Statistiken zum Umgang mit Ausländern in Strafprozessen vor Gerichten existieren nicht. Peter Albrecht, ehemaliger Präsident am Strafgericht Basel-Stadt, spricht jedoch von einem «Ausländerzuschlag» bei der Strafzumessung für ausländische Beschuldigte. Marianne Heer, ehemalige Luzerner Oberrichterin, pflichtet ihm bei: «Ich habe mehrfach beobachtet, dass man Ausländern gegenüber viel strenger war.»
Werden Ausländer zu unbedingten Freiheitsstrafen verurteilt, werden ihnen anders als Schweizern oft keine Vollzugslockerungen zugestanden.

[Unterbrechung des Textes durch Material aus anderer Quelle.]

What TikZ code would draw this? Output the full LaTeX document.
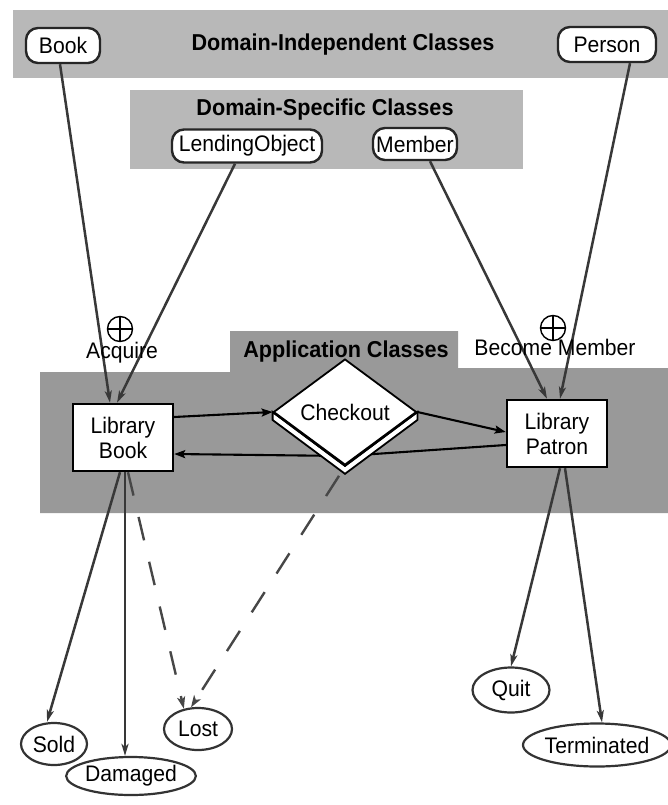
\documentclass[tikz,border=0pt]{standalone}
\usepackage{fontspec}
\setmainfont{Liberation Sans}[FakeStretch=0.94]
\usetikzlibrary{shapes.geometric,arrows.meta}
\definecolor{bandlight}{gray}{0.72}
\definecolor{banddark}{gray}{0.6}
\begin{document}
\begin{tikzpicture}[x=1pt,y=-1pt,
  every node/.style={font=\fontsize{22.5}{25}\selectfont},
  bandtitle/.style={font=\fontsize{23}{26}\selectfont\bfseries},
  classbox/.style={draw=black!85, line width=2.4pt, rounded corners=12pt, fill=white, inner sep=0pt},
  appbox/.style={draw=black, line width=2.4pt, fill=white, inner sep=0pt,
    minimum width=100pt, minimum height=67pt, align=center},
  stateoval/.style={ellipse, draw=black!80, line width=2.2pt, fill=white, inner sep=0pt},
  conn/.style={draw=black!78, line width=2.5pt, -{Stealth[length=12pt,width=7pt,inset=3pt]}},
  flow/.style={draw=black, line width=2.1pt, -{Stealth[length=11pt,width=8pt,inset=2pt]}},
  lostflow/.style={draw=black!72, line width=2.4pt, dash pattern=on 24pt off 22pt,
    -{Stealth[length=12pt,width=8pt,inset=3pt]}},
  plusmark/.style={circle, draw, line width=1.4pt, minimum size=25pt, inner sep=0pt},
  relshape/.style={diamond, draw=black, line width=1.8pt, fill=white, inner sep=0pt,
    minimum width=143pt, minimum height=87pt}
]
\useasboundingbox (0,0) rectangle (668,805);

% shaded layers
\fill[bandlight] (13,10) rectangle (668,78);
\fill[bandlight] (130,90) rectangle (523,169);
\fill[banddark] (40,372) -- (230,372) -- (230,331) -- (458,331) -- (458,368)
  -- (668,368) -- (668,513) -- (40,513) -- cycle;

% layer titles
\node[bandtitle] (dititle) at (343,45) {Domain-Independent Classes};
\node[bandtitle] (dstitle) at (325,110) {Domain-Specific Classes};
\node[bandtitle] (apptitle) at (346,352) {Application Classes};

% generic classes
\node[classbox, minimum width=74pt, minimum height=35pt] (book) at (63,45.5) {Book};
\node[classbox, minimum width=98pt, minimum height=35pt] (person) at (607,44.5) {Person};
\node[classbox, minimum width=150pt, minimum height=33pt] (lendobj) at (247,146) {LendingObject};
\node[classbox, minimum width=84pt, minimum height=32pt] (member) at (415,144) {Member};

% application classes
\node[appbox] (libbook) at (123,437.5) {Library\\Book};
\node[appbox] (libpatron) at (557,433.5) {Library\\Patron};

% return path, partly hidden by the relationship
\coordinate (retpt) at (345,456);
\draw[flow] ([yshift=-11.5pt]libpatron.west) -- (retpt) -- ([yshift=-16.5pt]libbook.east);

% relationship with its raised base
\node[relshape] (checkout) at (345,412) {Checkout};
\draw[line width=1.8pt, fill=white, line join=miter]
  (checkout.west) -- ([yshift=-8pt]checkout.west) -- ([yshift=-8pt]checkout.south)
  -- ([yshift=-8pt]checkout.east) -- (checkout.east) -- (checkout.south) -- cycle;
\draw[line width=1.8pt] (checkout.west) -- (checkout.south) -- (checkout.east);
\coordinate (basefoot) at ([yshift=-8pt]checkout.south);

\draw[flow] ([yshift=20.5pt]libbook.east) -- (checkout.west);
\draw[flow] (checkout.east) -- ([yshift=1.5pt]libpatron.west);

% inheritance
\draw[conn] ([xshift=-3pt]book.south) -- ([xshift=-13pt]libbook.north);
\draw[conn] ([xshift=-12pt]lendobj.south) -- ([xshift=-6pt]libbook.north);
\draw[conn] ([xshift=15pt]member.south) -- ([xshift=-10pt]libpatron.north);
\draw[conn] ([xshift=23pt]person.south) -- ([xshift=3pt]libpatron.north);

% creation events
\node[plusmark] (acqplus) at (120,329) {};
\draw[line width=1.4pt] (acqplus.north) -- (acqplus.south) (acqplus.west) -- (acqplus.east);
\node (acquire) at (122,353) {Acquire};
\node[plusmark] (memplus) at (553,328) {};
\draw[line width=1.4pt] (memplus.north) -- (memplus.south) (memplus.west) -- (memplus.east);
\node (becomemember) at (555,347) {Become Member};

% end states
\node[stateoval, minimum width=66pt, minimum height=42pt] (sold) at (54,744) {Sold};
\node[stateoval, minimum width=122pt, minimum height=38pt] (damaged) at (131,776) {Damaged};
\node[stateoval, minimum width=68pt, minimum height=42pt] (lost) at (198,729) {Lost};
\node[stateoval, minimum width=77pt, minimum height=45pt] (quit) at (511,690) {Quit};
\node[stateoval, minimum width=139pt, minimum height=43pt] (terminated) at (597,745) {Terminated};

\draw[conn] ([xshift=-3pt]libbook.south) -- ([xshift=-7pt]sold.north);
\draw[conn] ([xshift=2pt]libbook.south) -- ([xshift=-6pt]damaged.north);
\draw[lostflow] ([xshift=5pt]libbook.south) -- (lost.125);
\draw[lostflow] ([xshift=-6pt,yshift=-2pt]basefoot) -- (lost.108);
\draw[conn] ([xshift=3pt]libpatron.south) -- (quit.north);
\draw[conn] ([xshift=8pt]libpatron.south) -- ([xshift=5pt]terminated.north);
\end{tikzpicture}
\end{document}
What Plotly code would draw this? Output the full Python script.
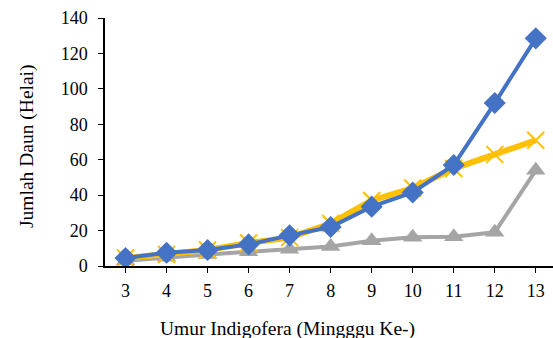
import plotly.graph_objects as go

weeks = [3, 4, 5, 6, 7, 8, 9, 10, 11, 12, 13]
series_blue = [4.5, 7.5, 9, 12.2, 17.3, 22, 33.5, 41.5, 57, 92, 128.5]
series_yellow = [4.5, 6.5, 9, 13, 16, 24, 37, 44, 55, 63, 71]
series_gray = [3, 5, 6.5, 8, 9.5, 11, 14.3, 16.2, 16.5, 19, 54]
y_ticks = [0, 20, 40, 60, 80, 100, 120, 140]

fig = go.Figure()
fig.add_trace(go.Scatter(x=weeks, y=series_gray, mode="lines+markers",
                         line=dict(color="#A5A5A5", width=4),
                         marker=dict(symbol="triangle-up", size=17, color="#A5A5A5")))
fig.add_trace(go.Scatter(x=weeks, y=series_yellow, mode="lines+markers",
                         line=dict(color="#FFC000", width=6),
                         marker=dict(symbol="x-thin", size=17,
                                     line=dict(color="#FFC000", width=2))))
fig.add_trace(go.Scatter(x=weeks, y=series_blue, mode="lines+markers",
                         line=dict(color="#4472C4", width=4),
                         marker=dict(symbol="diamond", size=17, color="#4472C4")))

font = dict(family="Liberation Serif, Times New Roman, serif", size=18, color="black")
tfont = dict(family="Liberation Serif, Times New Roman, serif", size=19.5, color="black")
fig.update_layout(
    width=553, height=338,
    margin=dict(l=105, r=0, t=18, b=72),
    paper_bgcolor="white", plot_bgcolor="white",
    showlegend=False, font=font,
    xaxis=dict(range=[2.5, 13.42], tickvals=weeks, ticktext=[str(w) for w in weeks],
               showgrid=False, zeroline=False, showline=True, linecolor="black", linewidth=1.5,
               ticks="outside", ticklen=5, tickcolor="black", ticklabelstandoff=3),
    yaxis=dict(range=[0, 140], tickvals=y_ticks, showgrid=False, zeroline=False,
               showline=True, linecolor="black", linewidth=1.5,
               ticks="outside", ticklen=5, tickcolor="black", ticklabelstandoff=7),
    annotations=[
        dict(text="Umur Indigofera (Mingggu Ke-)", xref="paper", yref="paper",
             x=(287 - 105) / 448, y=(266 - 329) / 248, xanchor="center", yanchor="middle",
             showarrow=False, font=tfont),
        dict(text="Jumlah Daun (Helai)", xref="paper", yref="paper",
             x=(27 - 105) / 448, y=(266 - 146) / 248, xanchor="center", yanchor="middle",
             textangle=-90, showarrow=False, font=tfont),
    ],
)
fig.write_html("out.html", config={"displayModeBar": False})
with open("out.html", "r", encoding="utf-8") as f:
    html = f.read()
html = html.replace("<body>", '<body style="margin:0;padding:0;overflow:hidden">', 1)
with open("out.html", "w", encoding="utf-8") as f:
    f.write(html)
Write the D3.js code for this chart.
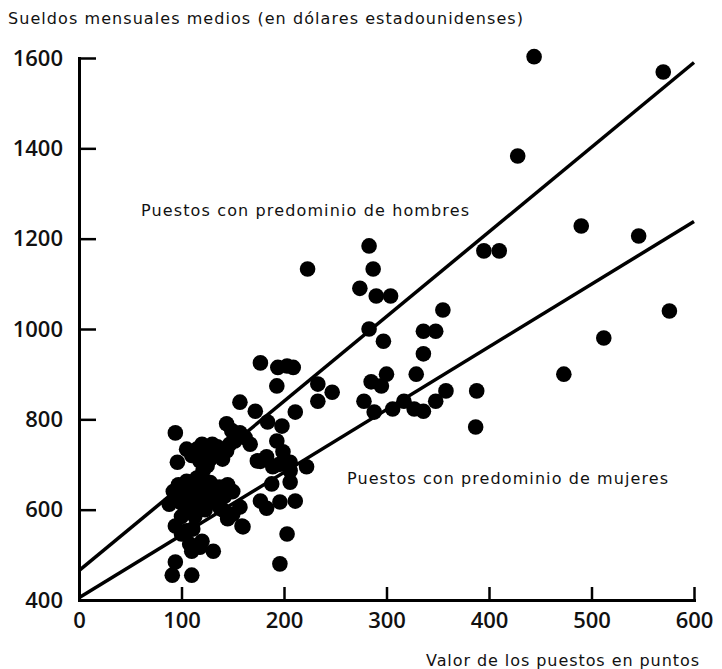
<!DOCTYPE html>
<html>
<head>
<meta charset="utf-8">
<script src="https://cdn.jsdelivr.net/npm/d3@7"></script>
<style>
  body { margin: 0; background: #fff; }
  svg { font-family: "DejaVu Sans", sans-serif; }
</style>
</head>
<body>
<div id="chart"></div>
<script>
// valores de los puestos (puntos) y sueldos medios
var puntos = [94, 96, 88, 100, 92, 97, 105, 112, 118, 125, 131, 137, 147, 142, 108, 115, 123, 113, 100,
  131, 137, 150, 157, 160, 145, 94, 105, 100, 108, 118, 131, 110, 120, 94, 91, 110,
  105, 115, 125, 135, 118, 125, 144, 147, 121, 110, 130, 140, 152, 144, 149, 157, 162,
  167, 157, 172, 184, 198, 211, 177, 194, 203, 209, 193, 193, 233, 247, 233,
  177, 183, 189, 199, 206, 206, 195, 222, 188, 206, 177, 183, 196, 211, 159, 203, 196,
  223, 274, 283, 287, 290, 304, 283, 297, 336, 285, 300, 295, 329, 278, 288, 306, 317, 327, 336,
  348, 358, 388, 387, 336, 348, 355, 395, 410, 428, 444, 473, 490, 512, 546, 570, 576,
  100, 110, 120, 128, 135, 145, 150, 140, 125, 115, 105, 130, 120, 138, 115, 128, 174, 111];
var sueldos = [770, 705, 612, 615, 640, 655, 663, 650, 657, 645, 641, 650, 641, 630, 625, 600, 600, 585, 585,
  619, 606, 590, 606, 562, 580, 564, 553, 546, 524, 517, 508, 508, 530, 484, 455, 455,
  734, 734, 734, 739, 708, 697, 730, 745, 686, 720, 725, 712, 752, 790, 775, 770, 760,
  745, 838, 818, 794, 785, 816, 925, 915, 918, 915, 874, 752, 878, 860, 840,
  707, 717, 695, 728, 705, 686, 700, 695, 657, 661, 619, 603, 617, 619, 564, 546, 480,
  1133, 1090, 1184, 1133, 1073, 1073, 1000, 973, 945, 883, 900, 874, 900, 840, 816, 823, 840, 823, 818,
  840, 863, 863, 783, 995, 995, 1042, 1173, 1173, 1383, 1603, 900, 1228, 980, 1206, 1569, 1040,
  630, 640, 625, 660, 630, 655, 640, 600, 615, 670, 600, 745, 745, 720, 720, 712, 708, 557];

var ticksX = [0, 100, 200, 300, 400, 500, 600];
var ticksY = [400, 600, 800, 1000, 1200, 1400, 1600];

// rectas de regresion (extremos)
var rectaHombres = [[0, 465], [600, 1590]];
var rectaMujeres = [[0, 405], [600, 1238]];

var width = 722, height = 669;

var svg = d3.select("#chart").append("svg")
    .attr("width", width)
    .attr("height", height);

var x = d3.scaleLinear().domain([0, 600]).range([79, 694]);
var y = d3.scaleLinear().domain([400, 1600]).range([600, 58]);

// ejes
var gx = svg.append("g")
    .attr("transform", "translate(0," + y(400) + ")")
    .call(d3.axisBottom(x).tickValues(ticksX).tickFormat(d3.format("d"))
      .tickSizeInner(-13).tickSizeOuter(0).tickPadding(12));
var gy = svg.append("g")
    .attr("transform", "translate(" + x(0) + ",0)")
    .call(d3.axisLeft(y).tickValues(ticksY).tickFormat(d3.format("d"))
      .tickSizeInner(-17).tickSizeOuter(0).tickPadding(16));

[gx, gy].forEach(function(g) {
  g.select(".domain").attr("stroke", "#000").attr("stroke-width", 3).attr("stroke-linecap", "square");
  g.selectAll(".tick line").attr("stroke", "#000").attr("stroke-width", 2.5);
  g.selectAll(".tick text")
    .attr("fill", "#111")
    .style("font-size", "22px")
    .style("font-weight", "600")
    .style("font-family", "'Open Sans', 'DejaVu Sans', sans-serif");
});
gy.selectAll(".tick").filter(function(d) { return d === 400; }).select("line").remove();
gx.selectAll(".tick").filter(function(d) { return d === 0; }).select("line").remove();

// rectas
var line = d3.line().x(function(d) { return x(d[0]); }).y(function(d) { return y(d[1]); });
[rectaHombres, rectaMujeres].forEach(function(r) {
  svg.append("path")
    .attr("d", line(r))
    .attr("fill", "none")
    .attr("stroke", "#000")
    .attr("stroke-width", 3.5);
});

// puntos
svg.append("g").selectAll("circle")
    .data(puntos)
    .enter()
    .append("circle")
    .attr("cx", function(d) { return x(d); })
    .attr("cy", function(d, i) { return y(sueldos[i]); })
    .attr("r", 7.8)
    .attr("fill", "#000");

// textos
function etiqueta(tx, ty, largo, texto) {
  svg.append("text")
    .attr("x", tx).attr("y", ty)
    .attr("textLength", largo).attr("lengthAdjust", "spacing")
    .style("font-size", "16px")
    .attr("fill", "#111")
    .text(texto);
}
etiqueta(8, 24, 515, "Sueldos mensuales medios (en dólares estadounidenses)");
etiqueta(141, 216, 328, "Puestos con predominio de hombres");
etiqueta(347, 484, 321, "Puestos con predominio de mujeres");
etiqueta(426, 666, 273, "Valor de los puestos en puntos");
</script>
</body>
</html>
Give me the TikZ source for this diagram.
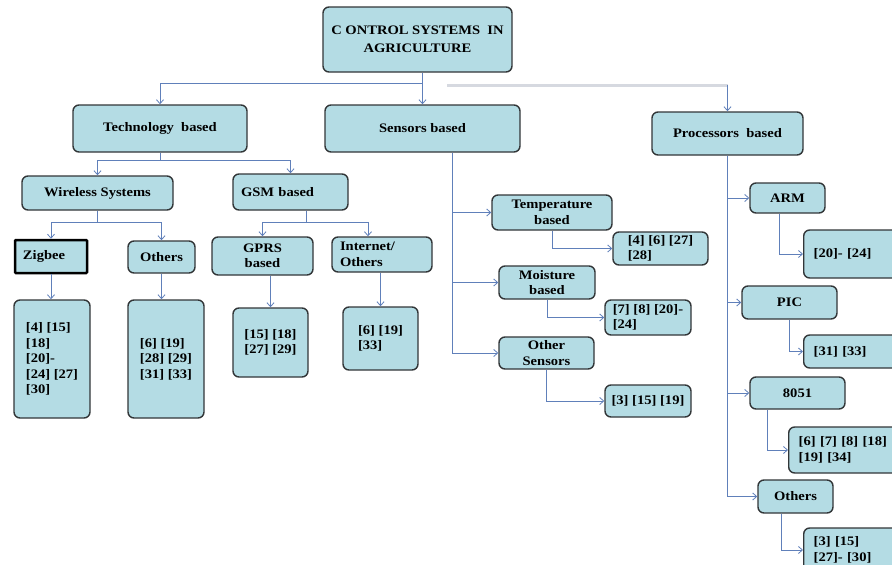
\documentclass[tikz,border=0pt]{standalone}
\usepackage{fontspec}
\setmainfont{Liberation Serif}[FakeStretch=1.12]
\usetikzlibrary{arrows.meta}
\definecolor{boxfill}{RGB}{180,220,228}
\definecolor{linkc}{RGB}{96,128,186}
\definecolor{palec}{RGB}{214,217,224}
\definecolor{edgec}{RGB}{50,54,56}
\tikzset{
  box/.style={draw=edgec, line width=1.4pt, fill=boxfill, rounded corners=6pt, align=center, inner sep=3pt, font=\bfseries\fontsize{13}{15.5}\selectfont},
  refbox/.style={box, align=left},
  zigbox/.style={box, draw=black, line width=2.5pt, rounded corners=0.8pt, align=left},
  arr/.style={draw=linkc, line width=0.8pt, -{Straight Barb[length=4pt,width=7pt]}},
  pale/.style={draw=palec, line width=3pt},
}
\begin{document}
\begin{tikzpicture}[x=1pt,y=-1pt]
\fill[white] (0,0) rectangle (892,565);
\useasboundingbox (0,0) rectangle (892,565);
\clip (0,0) rectangle (892,565);
% top levels
\node[box, minimum width=189pt, minimum height=65pt, font=\bfseries\fontsize{13}{18}\selectfont] (root) at (417.5,39.5) {C ONTROL SYSTEMS\ \ IN\\AGRICULTURE};
\node[box, minimum width=174pt, minimum height=47pt] (tech) at (160,128.5) {Technology\ \ based};
\node[box, minimum width=195pt, minimum height=47pt] (sens) at (422.5,128.5) {Sensors based};
\node[box, minimum width=151pt, minimum height=43pt] (proc) at (727.5,133.5) {Processors\ \ based};
% technology branch
\node[box, minimum width=151pt, minimum height=34pt] (wire) at (97.5,193) {Wireless Systems};
\node[box, align=left, text width=99pt, inner xsep=8pt, minimum height=36pt] (gsm) at (290.5,192) {GSM based};
\node[zigbox, text width=56pt, inner xsep=8pt, minimum height=33pt] (zig) at (51,256.5) {Zigbee};
\node[box, minimum width=67pt, minimum height=32pt] (oth1) at (161.5,257) {Others};
\node[box, minimum width=101pt, minimum height=38pt] (gprs) at (262.5,256) {GPRS\\based};
\node[box, align=left, text width=84pt, inner xsep=8pt, minimum height=35pt] (inet) at (382,254.5) {Internet/\\Others};
\node[refbox, minimum width=76pt, minimum height=118pt] (zigref) at (52,359) {[4] [15]\\{}[18]\\{}[20]-\\{}[24] [27]\\{}[30]};
\node[refbox, minimum width=76pt, minimum height=118pt] (othref) at (166,359) {[6] [19]\\{}[28] [29]\\{}[31] [33]};
\node[refbox, minimum width=75pt, minimum height=69pt] (gprsref) at (270.5,342.5) {[15] [18]\\{}[27] [29]};
\node[refbox, minimum width=75pt, minimum height=63pt] (inetref) at (380.5,338.5) {[6] [19]\\{}[33]};
% sensors branch
\node[box, minimum width=120pt, minimum height=35pt] (temp) at (552,212.5) {Temperature\\based};
\node[refbox, minimum width=95pt, minimum height=33pt] (tempref) at (660.5,248.5) {[4] [6] [27]\\{}[28]};
\node[box, minimum width=96pt, minimum height=33pt] (moist) at (547,282.5) {Moisture\\based};
\node[refbox, minimum width=86pt, minimum height=35pt] (moistref) at (648,317.5) {[7] [8] [20]-\\{}[24]};
\node[box, minimum width=95pt, minimum height=32pt] (osens) at (546.5,353) {Other\\Sensors};
\node[refbox, minimum width=86pt, minimum height=32pt] (osensref) at (648,401) {[3] [15] [19]};
% processors branch
\node[box, minimum width=75pt, minimum height=30pt] (arm) at (787.5,198) {ARM};
\node[refbox, anchor=west, text width=90pt, inner xsep=10pt, minimum height=48pt] (armref) at (803,254) {[20]- [24]};
\node[box, minimum width=95pt, minimum height=33pt] (pic) at (789.5,302.5) {PIC};
\node[refbox, anchor=west, text width=90pt, inner xsep=10pt, minimum height=33pt] (picref) at (803,351.5) {[31] [33]};
\node[box, minimum width=95pt, minimum height=32pt] (e8051) at (797.5,393) {8051};
\node[refbox, anchor=west, text width=100pt, inner xsep=10pt, minimum height=46pt] (e8051ref) at (788,450) {[6] [7] [8] [18]\\{}[19] [34]};
\node[box, minimum width=75pt, minimum height=33pt] (oth2) at (795.5,496.5) {Others};
\node[refbox, anchor=west, text width=90pt, inner xsep=10pt, minimum height=44pt] (oth2ref) at (803,550) {[3] [15]\\{}[27]- [30]};
% connectors
\coordinate (jroot) at (422.5,83);
\coordinate (pa) at (447,85);
\coordinate (pb) at (727.5,85);
\draw[arr] (root.south -| sens.north) -- (sens.north);
\draw[arr] (jroot) -| (tech.north);
\draw[pale] (pa) -- (pb);
\draw[arr] (pb) -- (proc.north);
\draw[arr] (tech.south) -- ++(0,8) -| (wire.north);
\draw[arr] (tech.south) -- ++(0,8) -| (gsm.north);
\draw[arr] (wire.south) -- ++(0,12) -| (zig.north);
\draw[arr] (wire.south) -- ++(0,12) -| (oth1.north);
\draw[arr] ([xshift=16pt]gsm.south) -- ++(0,12) -| (gprs.north);
\draw[arr] ([xshift=16pt]gsm.south) -- ++(0,12) -| ([xshift=-14pt]inet.north);
\draw[arr] (zig.south) -- (zig.south |- zigref.north);
\draw[arr] (oth1.south) -- (oth1.south |- othref.north);
\draw[arr] (gprsref.north |- gprs.south) -- (gprsref.north);
\draw[arr] (inetref.north |- inet.south) -- (inetref.north);
\coordinate (sv) at ([xshift=30pt]sens.south);
\draw[arr] (sv) |- (temp.west);
\draw[arr] (sv) |- (moist.west);
\draw[arr] (sv) |- (osens.west);
\draw[arr] (temp.south) |- (tempref.west);
\draw[arr] (moist.south) |- (moistref.west);
\draw[arr] (osens.south) |- (osensref.west);
\draw[arr] (proc.south) |- (arm.west);
\draw[arr] (proc.south) |- (pic.west);
\draw[arr] (proc.south) |- (e8051.west);
\draw[arr] (proc.south) |- (oth2.west);
\draw[arr] ([xshift=-8pt]arm.south) |- (armref.west);
\draw[arr] (pic.south) |- (picref.west);
\draw[arr] ([xshift=-30pt]e8051.south) |- (e8051ref.west);
\draw[arr] ([xshift=-14pt]oth2.south) |- (oth2ref.west);
\end{tikzpicture}
\end{document}
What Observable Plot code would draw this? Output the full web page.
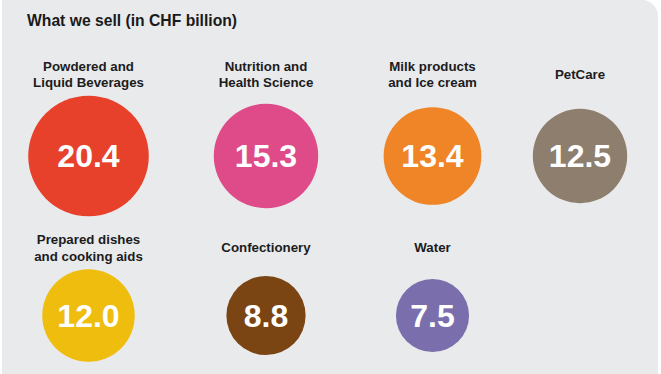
<!DOCTYPE html>
<html>
<head>
<meta charset="utf-8">
<script src="https://cdn.jsdelivr.net/npm/d3@7"></script>
<script src="https://cdn.jsdelivr.net/npm/@observablehq/plot@0.6"></script>
<style>
  html, body { margin: 0; padding: 0; background: #ffffff; }
  #panel {
    position: relative;
    margin-left: 2px;
    width: 656px;
    height: 374px;
    background: #e9eaec;
    border-top-right-radius: 16px;
    overflow: hidden;
    font-family: "Liberation Sans", Arial, Helvetica, sans-serif;
  }
  #title {
    height: 40px;
    line-height: 42px;
    padding-left: 25px;
    font-size: 15.7px;
    font-weight: bold;
    color: #1a1a1a;
  }
  #chart svg { display: block; }
</style>
</head>
<body>
<div id="panel">
  <div id="title">What we sell (in CHF billion)</div>
  <div id="chart"></div>
</div>
<script>
// Data
const categories = [
  "Powdered and\nLiquid Beverages",
  "Nutrition and\nHealth Science",
  "Milk products\nand Ice cream",
  "PetCare",
  "Prepared dishes\nand cooking aids",
  "Confectionery",
  "Water"
];
const sales = [20.4, 15.3, 13.4, 12.5, 12.0, 8.8, 7.5];
// layout slot of each category (grid column / row index)
const gridColumn = [0, 1, 2, 3, 0, 1, 2];
const gridRow = [0, 0, 0, 0, 1, 1, 1];

const colors = ["#e8412b", "#de4b88", "#ef8526", "#8d7e6e", "#eebd0e", "#7a4413", "#7a6fac"];

const data = categories.map((c, i) => ({
  name: c, value: sales[i], col: gridColumn[i], row: gridRow[i]
}));

const font = "Liberation Sans, Arial, Helvetica, sans-serif";

const chart = Plot.plot({
  width: 656,
  height: 334,
  margin: 0,
  x: { type: "linear", domain: [0, 1, 2, 3], range: [86, 263.5, 430, 577.5], axis: null },
  y: { type: "linear", domain: [0, 1], range: [115.5, 275], axis: null },
  r: { type: "sqrt", domain: [0, 20.4], range: [0, 60.3] },
  color: { domain: categories, range: colors },
  style: { background: "transparent", fontFamily: font },
  marks: [
    Plot.dot(data, { x: "col", y: "row", r: "value", fill: "name", stroke: "none" }),
    Plot.text(data, {
      x: "col", y: "row", text: d => d.value.toFixed(1),
      fill: "#ffffff", fontSize: 32, fontWeight: "bold", fontFamily: font, dy: 1
    }),
    Plot.text(data.filter(d => d.row === 0), {
      x: "col", y: "row", text: "name", dy: -82.5,
      fill: "#1c1c1c", fontSize: 13.3, fontWeight: "bold", fontFamily: font,
      lineAnchor: "middle", lineHeight: 1.24
    }),
    Plot.text(data.filter(d => d.row === 1), {
      x: "col", y: "row", text: "name", dy: -68.5,
      fill: "#1c1c1c", fontSize: 13.3, fontWeight: "bold", fontFamily: font,
      lineAnchor: "middle", lineHeight: 1.24
    })
  ]
});
document.getElementById("chart").appendChild(chart);
</script>
</body>
</html>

Denn alternative Vollzugsformen wie die gemeinnützige Arbeit oder die elektronische Überwachung setzen das Fehlen von Fluchtgefahr voraus. «Fluchtgefahr nimmt man bei Ausländern ohne Aufenthaltsbewilligung eigentlich automatisch an», so der Berner Strafrechtsprofessor Jonas Weber. Das führt gemäss Marianne Heer dazu, dass ausländische Straftäter, die von einer Massnahme betroffen sind, auch praktisch nie in den Genuss von Lockerungen kommen.